Cuando nos arrodillamos ante un sacerdote durante la confesión, para recibir la
bendición o ante Jesús Sacramentado, no realizamos un acto de humildad sino un
acto de verdad ya que creemos que el presbítero hace las veces de Cristo,
escucha y perdona en su nombre, y creemos también en la grandeza de Dios
escondido en la Hostia. Somos humildes cuando nos abajamos a los pobres para
honrar en ellos el gran misterio de amor de Dios hacia todos y no por simple
humanitarismo. Y es que además, ¡nunca es más grande el hombre que de rodillas!
Quizá conocemos muy bien la teoría de la humildad; qué es, en qué consiste… y la
olvidamos fácilmente. Necesitamos modelos y, ciertamente, los tenemos. Santa
Bernardita, la vidente de la Virgen de Lourdes, expresaba ejemplarmente la
vivencia de esta virtud cuando, ya como religiosa, años después de las
apariciones, abre su alma y confiesa: “...Fíjese, mi historia es muy sencilla.
La Virgen se sirvió de mí. Después me dejaron en un rincón. Ése es ahora mi
sitio, ahí soy feliz, ahí me quedaré”. En los “Diálogos”, santa Catalina de
Siena presenta aquellas palabras que Jesús le reveló y que tanto le ayudaron
para caminar victoriosa por la vía de la santidad: “Tú eres lo que no eres; Yo
Soy el que Soy. Si conservas en tu alma esta verdad, jamás podrá engañarte el
enemigo, escaparás siempre de sus lazos”.
Pero es en Jesucristo en quien la humildad experimenta su apoteosis: ya no es el
hombre sino Dios mismo el que la hace suya y se identifica con ella. La más alta
cumbre de esta humildad divina tiene efecto, sobre todo, en dos momentos: el
nacimiento y la pasión. Los demás, la elección de los discípulos, la predicación
a las masas ignorantes, el perdón a los pecadores, la salud a los enfermos, los
milagros, el lavatorio de los pies…, son actos de humildad secundarios que
tienen sentido a la luz de la humildad vivida como pobreza en el nacimiento en
la cueva de Belén y en la humildad que dice degradación, ignominia, ofensa,
deshonra e iniquidad en la soledad de la cruz. Nacimiento y pasión: humildad por
amor. “¿Qué es el hombre para que de él te acuerdes?” (Sal. 8, 5). Se entiende
la humildad divina cuando se ha captado que Dios nos supera, que está a otro
nivel; y es justamente en ese momento cuando se valora la humildad y se busca
necesariamente llevarla a la práctica.
Quien ha escuchado en su interior aquel “Sed perfectos como vuestro Padre
celestial es perfecto”, con la interpelación vivaz de la Palabra de Dios
meditada, sabe que la humildad, como las otra seis virtudes contrarias a los
pecados capitales, no es una opción ante la cual cabe declinar la invitación
sino una necesidad que, mientras falte, nos hará permanecer inquietos, sin paz,
intranquilos: imperfectos e infelices. Los hombres hallamos nuestra felicidad en
el Bien supremo que es Dios. Las virtudes –bienes que llevan al Bien– nos
perfeccionan; son la escalera de acceso que nos introduce en la casa del Bien.

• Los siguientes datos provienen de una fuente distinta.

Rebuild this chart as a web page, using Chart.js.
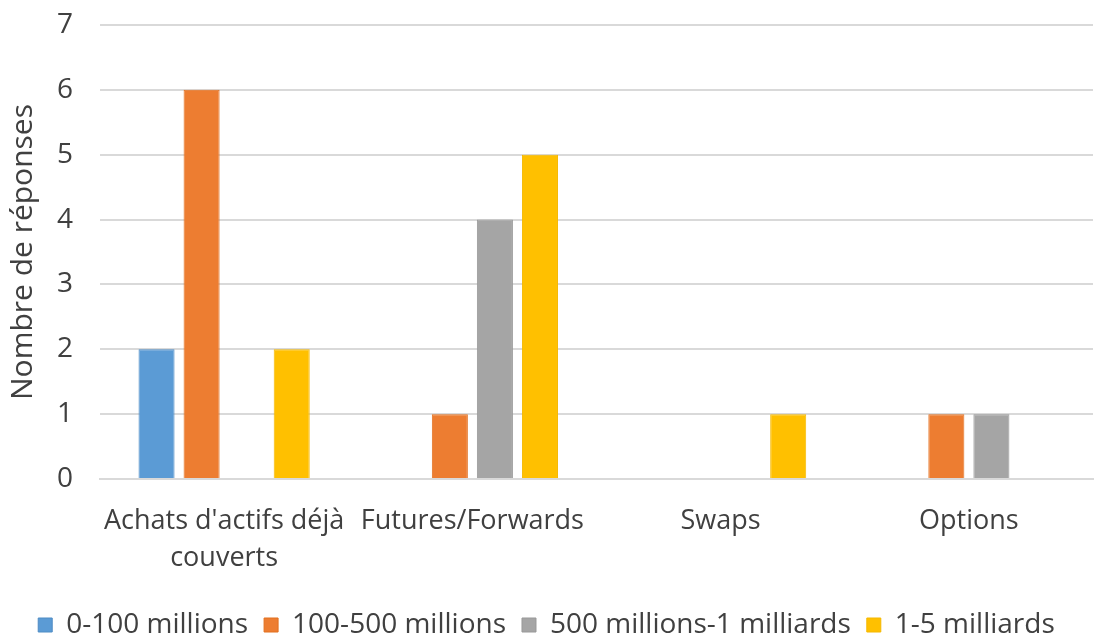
<!DOCTYPE html>
<html>
<head>
<meta charset="utf-8">
<script src="https://cdn.jsdelivr.net/npm/chart.js@4"></script>
<style>
  html, body { margin: 0; padding: 0; background: #ffffff; }
  #wrap { width: 1095px; height: 638px; position: relative; }
</style>
</head>
<body>
<div id="wrap"><canvas id="c" width="1095" height="638"></canvas></div>
<script>
// Instruments de couverture, nombre de réponses par taille d'entreprise
const categories = [["Achats d'actifs déjà", "couverts"], "Futures/Forwards", "Swaps", "Options"];
const seriesNames = ["0-100 millions", "100-500 millions", "500 millions-1 milliards", "1-5 milliards"];
const s0to100m = [2, 0, 0, 0];
const s100to500m = [6, 1, 0, 1];
const s500mTo1md = [0, 4, 0, 1];
const s1to5md = [2, 5, 1, 0];
const yTicks = [0, 1, 2, 3, 4, 5, 6, 7];

const fills = ["#5B9BD5", "#ED7D31", "#A5A5A5", "#FFC000"];
const edges = ["#4F8CC4", "#E2701F", "#999999", "#F5B800"];
const values = [s0to100m, s100to500m, s500mTo1md, s1to5md];

const font = "'Open Sans', 'Liberation Sans', sans-serif";

new Chart(document.getElementById('c'), {
  type: 'bar',
  data: {
    labels: categories,
    datasets: values.map((v, i) => ({
      label: seriesNames[i],
      data: v,
      backgroundColor: fills[i],
      borderColor: edges[i],
      borderWidth: 1,
      categoryPercentage: 0.726,
      barPercentage: 0.8
    }))
  },
  options: {
    responsive: false,
    animation: false,
    layout: { padding: { top: 25, right: 2, left: 0, bottom: -11 } },
    plugins: {
      legend: {
        position: 'bottom',
        labels: {
          boxWidth: 14, boxHeight: 14, padding: 16,
          color: '#404040',
          font: { family: font, size: 28 }
        }
      },
      tooltip: { enabled: false }
    },
    scales: {
      x: {
        grid: { display: false },
        border: { display: true, color: '#D9D9D9', width: 2 },
        ticks: {
          color: '#404040', padding: 16,
          maxRotation: 0, autoSkip: false,
          font: { family: font, size: 27, lineHeight: 1.37 }
        },
        afterFit: s => { s.height = 116; }
      },
      y: {
        min: 0, max: 7,
        afterBuildTicks: s => { s.ticks = yTicks.map(v => ({ value: v })); },
        // invisible tick marks keep the labels clear of the plot edge
        grid: { color: '#D9D9D9', lineWidth: 2, drawTicks: true, tickLength: 27, tickColor: 'rgba(0,0,0,0)' },
        border: { display: false },
        ticks: {
          color: '#404040', padding: 0,
          font: { family: font, size: 28 }
        },
        title: {
          display: true, text: 'Nombre de réponses',
          color: '#404040', padding: { top: 5, bottom: 0 },
          font: { family: font, size: 30 }
        },
        afterFit: s => { s.width = 100; }
      }
    }
  }
});
</script>
</body>
</html>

Cuando Jesús pisó ese escalón no se renunció a sí mismo sino que nos reveló la
misteriosa grandeza divina de la humildad; un misterio que ha quedado bellamente
expresado en otra invitación que permanece como tarea para todo creyente: “Sed
mansos y humildes de corazón”. Qué duda cabe: la humildad es más fácil al que ha
llevado a cabo alguna cosa, que al que nunca ha hecho nada.